[WHAT YOU HAVE TO DO] Exactly repeat the material, dropping every picture from the copy.

[DATA PROVIDED]

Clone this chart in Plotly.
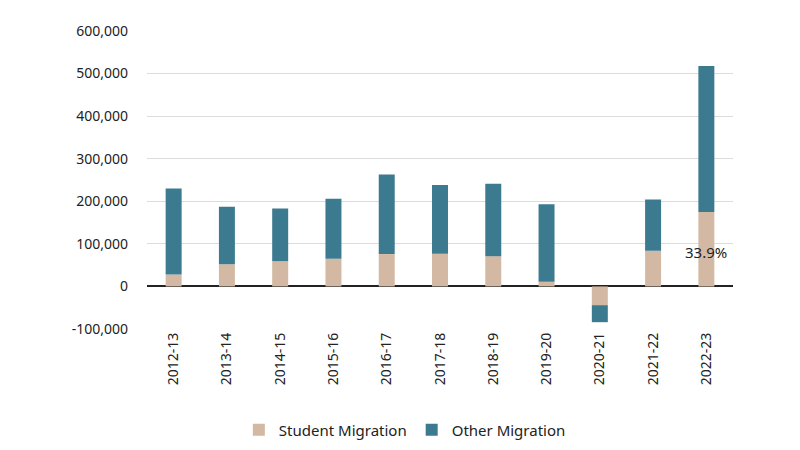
import plotly.graph_objects as go

years = ["2012-13", "2013-14", "2014-15", "2015-16", "2016-17", "2017-18",
         "2018-19", "2019-20", "2020-21", "2021-22", "2022-23"]
student = [28000, 52000, 59000, 65000, 76000, 77000, 71000, 11000, -44000, 84000, 175000]
other = [202000, 135000, 124000, 141000, 187000, 161000, 170000, 182000, -40000, 120000, 343000]
share_label = "33.9%"
y_ticks = [-100000, 0, 100000, 200000, 300000, 400000, 500000, 600000]
y_tick_text = ["-100,000", "0", "100,000", "200,000", "300,000", "400,000", "500,000", "600,000"]

font_family = "Noto Sans, Open Sans, sans-serif"

fig = go.Figure()
fig.add_trace(go.Bar(x=years, y=student, name="Student Migration",
                     marker=dict(color="#d3b9a3", line=dict(width=0))))
fig.add_trace(go.Bar(x=years, y=other, name="Other Migration",
                     marker=dict(color="#3c7a90", line=dict(width=0))))

fig.add_annotation(x=years[-1], y=student[-1] - 93000, text=share_label,
                   showarrow=False, font=dict(size=15, color="#222222", family=font_family))

fig.update_layout(
    barmode="relative",
    bargap=0.7,
    width=792, height=442,
    margin=dict(l=139, r=67, t=23, b=121, autoexpand=False),
    paper_bgcolor="white", plot_bgcolor="white",
    font=dict(family=font_family, size=14, color="#222222"),
    showlegend=True,
    legend=dict(orientation="h", x=0.44, xanchor="center", y=-0.339, yanchor="middle",
                font=dict(size=15, color="#222222"), traceorder="normal",
                itemwidth=30),
    xaxis=dict(tickangle=-90, showgrid=False, showline=False, ticks="",
               tickfont=dict(size=14, color="#222222")),
    yaxis=dict(range=[-100000, 600000], tickvals=y_ticks, ticktext=y_tick_text,
               showgrid=True, gridcolor="#dcdcdc", gridwidth=1,
               zeroline=True, zerolinecolor="#222222", zerolinewidth=2,
               showline=False, ticks="", ticklabelstandoff=18,
               tickfont=dict(size=14, color="#222222")),
)

fig.write_html("out.html")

[REPLY TO THE TASK]
Clone this chart in Plotly.
import plotly.graph_objects as go

years = ["2012-13", "2013-14", "2014-15", "2015-16", "2016-17", "2017-18",
         "2018-19", "2019-20", "2020-21", "2021-22", "2022-23"]
student = [28000, 52000, 59000, 65000, 76000, 77000, 71000, 11000, -44000, 84000, 175000]
other = [202000, 135000, 124000, 141000, 187000, 161000, 170000, 182000, -40000, 120000, 343000]
share_label = "33.9%"
y_ticks = [-100000, 0, 100000, 200000, 300000, 400000, 500000, 600000]
y_tick_text = ["-100,000", "0", "100,000", "200,000", "300,000", "400,000", "500,000", "600,000"]

font_family = "Noto Sans, Open Sans, sans-serif"

fig = go.Figure()
fig.add_trace(go.Bar(x=years, y=student, name="Student Migration",
                     marker=dict(color="#d3b9a3", line=dict(width=0))))
fig.add_trace(go.Bar(x=years, y=other, name="Other Migration",
                     marker=dict(color="#3c7a90", line=dict(width=0))))

fig.add_annotation(x=years[-1], y=student[-1] - 93000, text=share_label,
                   showarrow=False, font=dict(size=15, color="#222222", family=font_family))

fig.update_layout(
    barmode="relative",
    bargap=0.7,
    width=792, height=442,
    margin=dict(l=139, r=67, t=23, b=121, autoexpand=False),
    paper_bgcolor="white", plot_bgcolor="white",
    font=dict(family=font_family, size=14, color="#222222"),
    showlegend=True,
    legend=dict(orientation="h", x=0.44, xanchor="center", y=-0.339, yanchor="middle",
                font=dict(size=15, color="#222222"), traceorder="normal",
                itemwidth=30),
    xaxis=dict(tickangle=-90, showgrid=False, showline=False, ticks="",
               tickfont=dict(size=14, color="#222222")),
    yaxis=dict(range=[-100000, 600000], tickvals=y_ticks, ticktext=y_tick_text,
               showgrid=True, gridcolor="#dcdcdc", gridwidth=1,
               zeroline=True, zerolinecolor="#222222", zerolinewidth=2,
               showline=False, ticks="", ticklabelstandoff=18,
               tickfont=dict(size=14, color="#222222")),
)

fig.write_html("out.html")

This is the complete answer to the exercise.